- Born: Alexander Elessar Yates June 1, 1982 (age 44) Port-au-Prince, Haiti
- Education: University of Virginia (BA) Syracuse University (MFA)
- Occupations: Short story writer; novelist;

= Alexander Yates =

American author

Alexander Elessar Yates (born June 1, 1982, in Port au Prince, Haiti) is an American short story writer, and novelist.

== Life ==
The son of an American diplomat, Yates grew up in the Caribbean and South America, graduating high school in the Philippines. He earned a BA from the University of Virginia in 2004 and an MFA from Syracuse University in 2009. After graduating, Yates took a job at the American Embassy in the Philippines, and has since served with the US Agency for International Development in Rwanda and Afghanistan. He has published one novel for adults, and two for young adults.

His fiction and essays have also appeared in Salon, The Guardian, Recommended Reading, and the Kenyon Review.
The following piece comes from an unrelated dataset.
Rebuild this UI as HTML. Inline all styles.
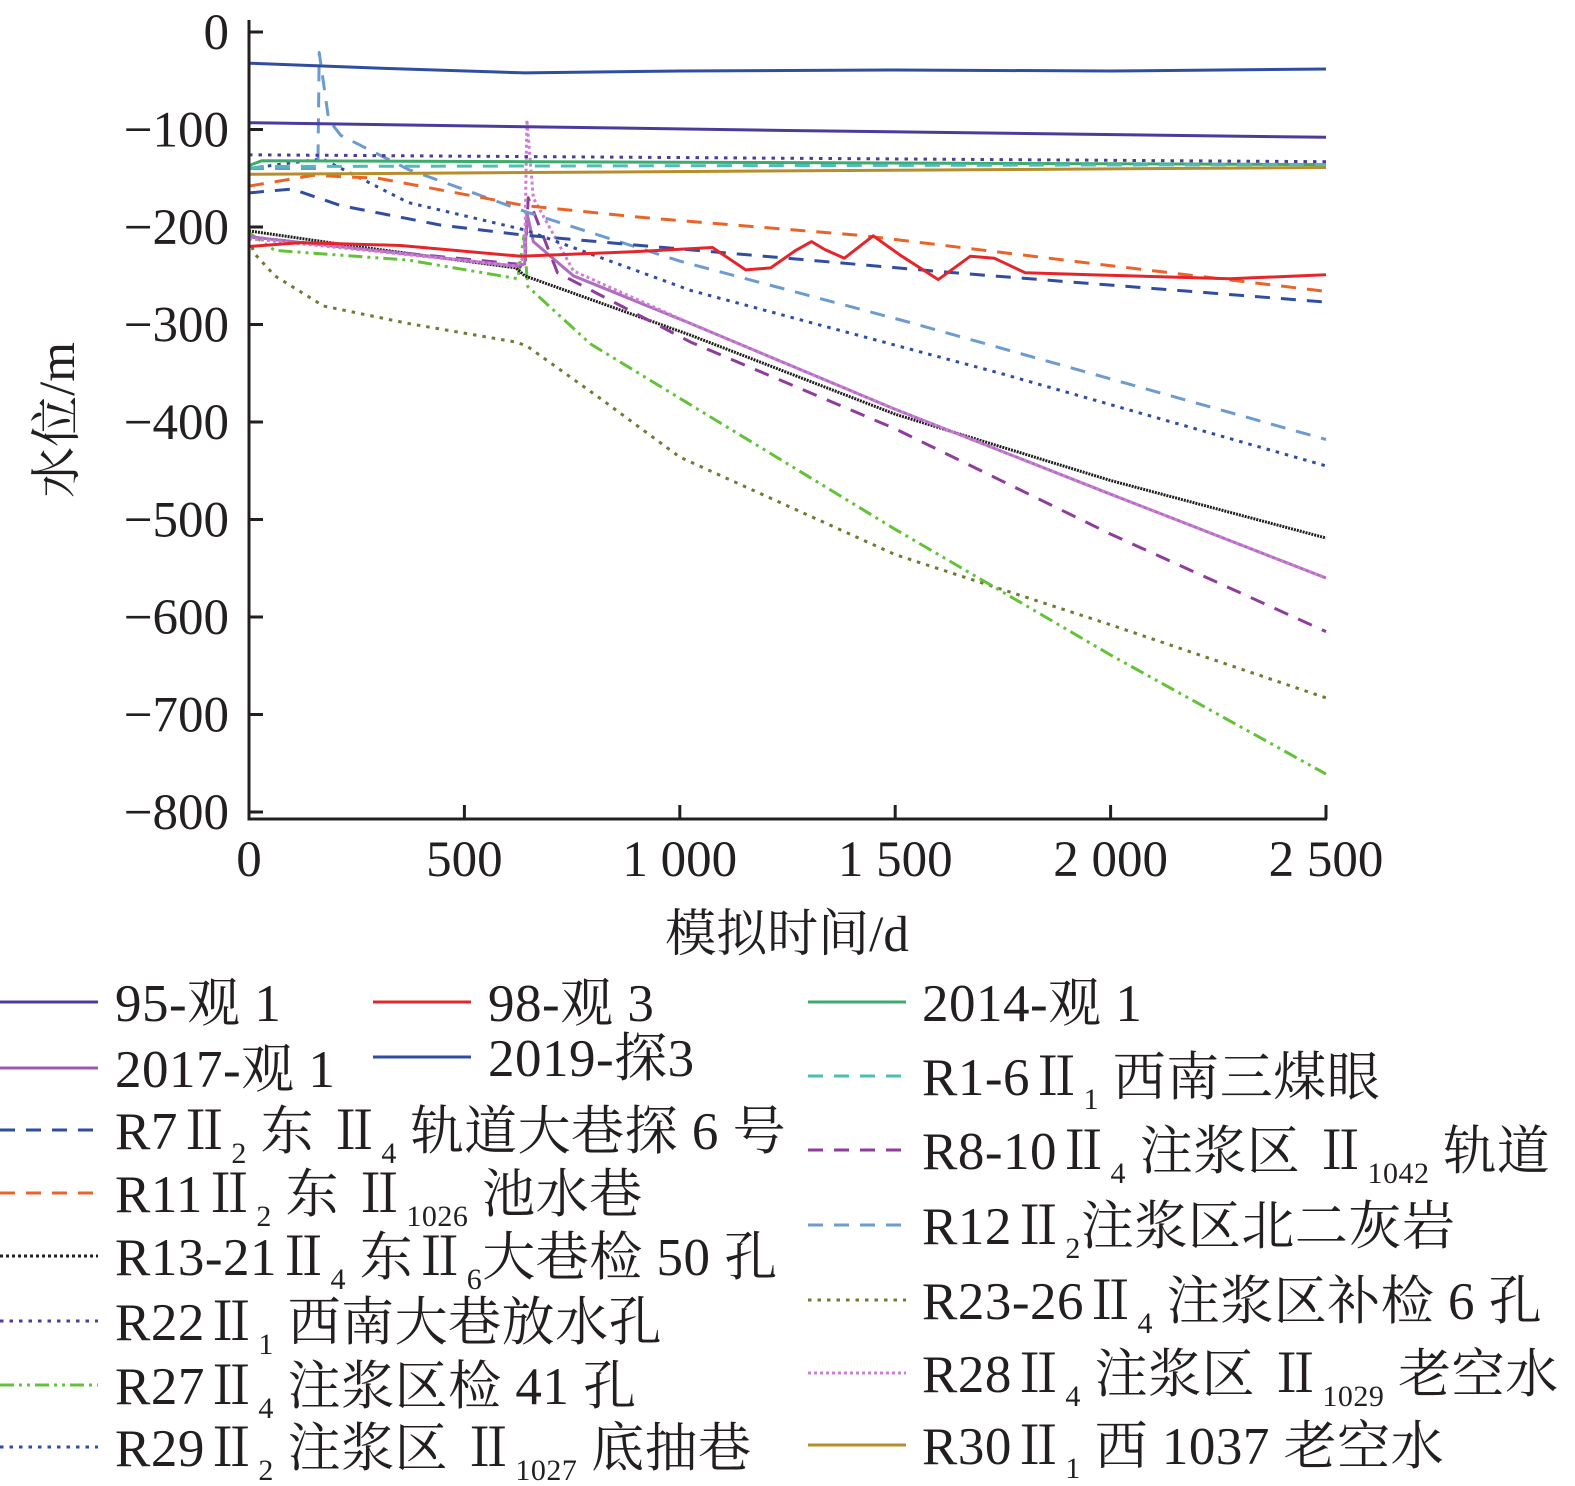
<!DOCTYPE html>
<html><head><meta charset="utf-8"><style>
html,body{margin:0;padding:0;background:#fff;}
svg{display:block;}
text{font-family:"Liberation Serif","Noto Serif CJK SC",serif;fill:#231f20;}
.lg{font-size:53px;letter-spacing:0.5px;}
.tk{font-size:51px;}
</style></head><body>
<svg id="chart" width="1575" height="1486" viewBox="0 0 1575 1486" xmlns="http://www.w3.org/2000/svg" font-family="Liberation Serif, Noto Serif CJK SC, serif">
<g id="plot"></g>
<g id="axes"></g>
<g id="legend"></g>
</svg>
<script>
const xTicks = [0, 500, 1000, 1500, 2000, 2500];
const xTickLabels = ["0", "500", "1 000", "1 500", "2 000", "2 500"];
const yTicks = [0, -100, -200, -300, -400, -500, -600, -700, -800];
const yTickLabels = ["0", "\u2212100", "\u2212200", "\u2212300", "\u2212400", "\u2212500", "\u2212600", "\u2212700", "\u2212800"];

const t_95 = [0, 1250, 2500];
const v_95 = [-93, -101, -108];
const t_98 = [0, 121, 352, 631, 909, 1076, 1153, 1211, 1269, 1306, 1336, 1382, 1449, 1512, 1600, 1674, 1730, 1802, 1953, 2277, 2500];
const v_98 = [-220, -216, -219, -230, -225, -221, -244, -242, -224, -215, -223, -232, -209, -229, -254, -230, -232, -247, -249, -253, -249];
const t_2014 = [0, 30, 2500];
const v_2014 = [-137, -132, -136];
const t_2017 = [0, 250, 620, 640, 645, 660, 753, 1025, 1500, 2000, 2500];
const v_2017 = [-210, -222, -240, -238, -185, -215, -250, -299, -387, -474, -560];
const t_2019 = [0, 300, 640, 1000, 1500, 2000, 2500];
const v_2019 = [-32, -37, -42, -40, -39, -40, -38];
const t_r1 = [0, 30, 2500];
const v_r1 = [-140, -138, -136];
const t_r7 = [0, 100, 213, 445, 631, 909, 1637, 2500];
const v_r7 = [-165, -161, -178, -198, -208, -219, -247, -277];
const t_r8 = [0, 250, 620, 640, 648, 716, 1025, 1500, 2000, 2500];
const v_r8 = [-210, -222, -238, -243, -170, -247, -318, -407, -515, -615];
const t_r11 = [0, 150, 300, 640, 909, 1430, 1950, 2500];
const v_r11 = [-158, -147, -150, -178, -190, -209, -237, -266];
const t_r12 = [0, 160, 163, 185, 213, 370, 640, 1000, 1535, 2500];
const v_r12 = [-140, -140, -21, -90, -106, -141, -184, -235, -298, -418];
const t_r13 = [0, 250, 620, 640, 1025, 1500, 2000, 2500];
const v_r13 = [-204, -220, -242, -250, -311, -392, -460, -519];
const t_r22 = [0, 2500];
const v_r22 = [-126, -133];
const t_r23 = [0, 12, 60, 173, 370, 620, 645, 816, 1000, 1500, 2000, 2500];
const v_r23 = [-211, -227, -250, -281, -299, -318, -322, -376, -436, -536, -608, -683];
const t_r27 = [0, 60, 370, 624, 638, 647, 793, 1500, 2000, 2500];
const v_r27 = [-206, -224, -234, -253, -209, -261, -320, -510, -639, -761];
const t_r28 = [0, 250, 620, 640, 645, 660, 753, 1025, 1500, 2000, 2500];
const v_r28 = [-212, -223, -240, -230, -90, -170, -245, -299, -387, -474, -560];
const t_r29 = [0, 170, 370, 640, 1025, 1744, 2500];
const v_r29 = [-140, -130, -175, -203, -265, -350, -445];
const t_r30 = [0, 2500];
const v_r30 = [-146, -139];

const NS = "http://www.w3.org/2000/svg";
const X0 = 249, X1 = 1326, Y0 = 32, Y800 = 812;
function sx(t){ return X0 + t / 2500 * (X1 - X0); }
function sy(v){ return Y0 + (-v) / 800 * (Y800 - Y0); }
function mk(tag, attrs, parent){
  const e = document.createElementNS(NS, tag);
  for (const k in attrs) e.setAttribute(k, attrs[k]);
  parent.appendChild(e);
  return e;
}
const DASH = "15,11", DOT = "3.5,6", DDOT = "14,5,3,5,3,5", FDOT = "3,3";
const series = [
  ["series-r23-26", t_r23, v_r23, "#6e7b32", DOT],
  ["series-r27", t_r27, v_r27, "#63c238", DDOT],
  ["series-r13-21", t_r13, v_r13, "#231f20", "2,1"],
  ["series-r8-10", t_r8, v_r8, "#8f3c9d", DASH],
  ["series-2017-obs1", t_2017, v_2017, "#b06cc0", ""],
  ["series-r28", t_r28, v_r28, "#cc7fd4", FDOT],
  ["series-r29", t_r29, v_r29, "#2f4ea1", DOT],
  ["series-r12", t_r12, v_r12, "#6c9bd0", DASH],
  ["series-r7", t_r7, v_r7, "#2f4ea1", DASH],
  ["series-r11", t_r11, v_r11, "#ea6428", DASH],
  ["series-98-obs3", t_98, v_98, "#e4262b", ""],
  ["series-r30", t_r30, v_r30, "#b88d2c", ""],
  ["series-2014-obs1", t_2014, v_2014, "#3cab6c", ""],
  ["series-r1-6", t_r1, v_r1, "#4cbcb6", DASH],
  ["series-r22", t_r22, v_r22, "#4b3c9c", DOT],
  ["series-95-obs1", t_95, v_95, "#4b3c9c", ""],
  ["series-2019-probe3", t_2019, v_2019, "#2f4ea1", ""]
];
const plot = document.getElementById("plot");
series.forEach(s => {
  const pts = s[1].map((t, i) => sx(t).toFixed(1) + "," + sy(s[2][i]).toFixed(1)).join(" ");
  const a = {points: pts, fill: "none", stroke: s[3], "stroke-width": 3, "stroke-linejoin": "round"};
  if (s[4]) a["stroke-dasharray"] = s[4];
  const el = mk("polyline", a, plot);
  
  
});

const axes = document.getElementById("axes");
let e = mk("line", {x1: X0, y1: 20, x2: X0, y2: 820, stroke: "#231f20", "stroke-width": 3}, axes);


e = mk("line", {x1: X0 - 1.5, y1: 819, x2: X1 + 1, y2: 819, stroke: "#231f20", "stroke-width": 3}, axes);


yTicks.forEach((v, i) => {
  const tk = mk("line", {x1: X0, y1: sy(v), x2: X0 + 14, y2: sy(v), stroke: "#231f20", "stroke-width": 3}, axes);
  
  
  const tx = mk("text", {x: 229, y: sy(v) + 17, "text-anchor": "end", class: "tk"}, axes);
  tx.textContent = yTickLabels[i];
  
  
});
xTicks.forEach((t, i) => {
  const tk = mk("line", {x1: sx(t), y1: 819, x2: sx(t), y2: 805, stroke: "#231f20", "stroke-width": 3}, axes);
  
  
  const tx = mk("text", {x: sx(t), y: 876, "text-anchor": "middle", class: "tk"}, axes);
  tx.textContent = xTickLabels[i];
  
  
});
e = mk("text", {x: 787, y: 951, "text-anchor": "middle", class: "tk"}, axes);
e.textContent = "模拟时间/d";


e = mk("text", {x: 0, y: 0, "text-anchor": "middle", class: "tk", transform: "translate(74,420) rotate(-90)"}, axes);
e.textContent = "水位/m";



const legendItems = [
  ["legend-95-obs1", 0, 115, 1002, "#4b3c9c", "", [["95-观 1"]]],
  ["legend-98-obs3", 373, 488, 1002, "#e4262b", "", [["98-观 3"]]],
  ["legend-2014-obs1", 808, 922, 1002, "#3cab6c", "", [["2014-观 1"]]],
  ["legend-2017-obs1", 0, 115, 1068, "#a056b6", "", [["2017-观 1"]]],
  ["legend-2019-probe3", 373, 488, 1057, "#2f4ea1", "", [["2019-探3"]]],
  ["legend-r1-6", 808, 922, 1076, "#4cbcb6", DASH, [["R1-6Ⅱ"],["1",1],[" 西南三煤眼"]]],
  ["legend-r7", 0, 115, 1130, "#2f4ea1", DASH, [["R7Ⅱ"],["2",1],[" 东  Ⅱ"],["4",1],[" 轨道大巷探 6 号"]]],
  ["legend-r8-10", 808, 922, 1150, "#8f3c9d", DASH, [["R8-10Ⅱ"],["4",1],[" 注浆区  Ⅱ"],["1042",1],[" 轨道"]]],
  ["legend-r11", 0, 115, 1193, "#ea6428", DASH, [["R11Ⅱ"],["2",1],[" 东  Ⅱ"],["1026",1],[" 池水巷"]]],
  ["legend-r12", 808, 922, 1225, "#6c9bd0", DASH, [["R12Ⅱ"],["2",1],["注浆区北二灰岩"]]],
  ["legend-r13-21", 0, 115, 1256, "#231f20", FDOT, [["R13-21Ⅱ"],["4",1],[" 东Ⅱ"],["6",1],["大巷检 50 孔"]]],
  ["legend-r23-26", 808, 922, 1300, "#6e7b32", DOT, [["R23-26Ⅱ"],["4",1],[" 注浆区补检 6 孔"]]],
  ["legend-r22", 0, 115, 1321, "#4b3c9c", DOT, [["R22Ⅱ"],["1",1],[" 西南大巷放水孔"]]],
  ["legend-r28", 808, 922, 1373, "#cc7fd4", FDOT, [["R28Ⅱ"],["4",1],[" 注浆区  Ⅱ"],["1029",1],[" 老空水"]]],
  ["legend-r27", 0, 115, 1385, "#63c238", DDOT, [["R27Ⅱ"],["4",1],[" 注浆区检 41 孔"]]],
  ["legend-r29", 0, 115, 1447, "#2f4ea1", DOT, [["R29Ⅱ"],["2",1],[" 注浆区  Ⅱ"],["1027",1],[" 底抽巷"]]],
  ["legend-r30", 808, 922, 1445, "#b88d2c", "", [["R30Ⅱ"],["1",1],[" 西 1037 老空水"]]]
];
const lg = document.getElementById("legend");
legendItems.forEach(it => {
  const g = mk("g", {}, lg);
  
  
  const la = {x1: it[1], y1: it[3], x2: it[1] + 98, y2: it[3], stroke: it[4], "stroke-width": 3};
  if (it[5]) la["stroke-dasharray"] = it[5];
  const ln = mk("line", la, g);
  
  
  const tx = mk("text", {x: it[2], y: it[3] + 19, class: "lg", "xml:space": "preserve"}, g);
  
  
  it[6].forEach(p => {
    const sp = document.createElementNS(NS, "tspan");
    if (p[1]) { sp.setAttribute("font-size", "30"); sp.setAttribute("dy", "14"); }
    else if (tx.childNodes.length && tx.lastChild.getAttribute("dy") === "14") { sp.setAttribute("dy", "-14"); }
    sp.textContent = p[0];
    tx.appendChild(sp);
  });
});
</script>
</body></html>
He lives in Hanoi, Vietnam.

== Awards ==
Prior to graduating from the MFA program at Syracuse University, Yates won the Joyce Carol Oates award in both fiction and poetry. His first novel, Moondogs, was listed among the best debuts of 2011 by Kirkus Reviews. His second novel, The Winter Place, was a selection of the Junior Library Guild and the Kansas State Reading Circle.

== Works ==

=== Novels ===

- How We Became Wicked (Atheneum Books for Young Readers, 2019)
- The Winter Place (Atheneum Books for Young Readers, 2015)
- Moondogs (Doubleday, 2011)

=== Short fiction ===

- “Valentine”, Recommended Reading
- “Millionaire”, The Kenyon Review
- “I Know them For Their Wounds”, Salon

=== Anthologies ===

- Lincoln Michael and Nadxeli Nieto, eds. (2015). "Gypsee". Gigantic Worlds. Gigantic Books. ISBN 978-0991189601.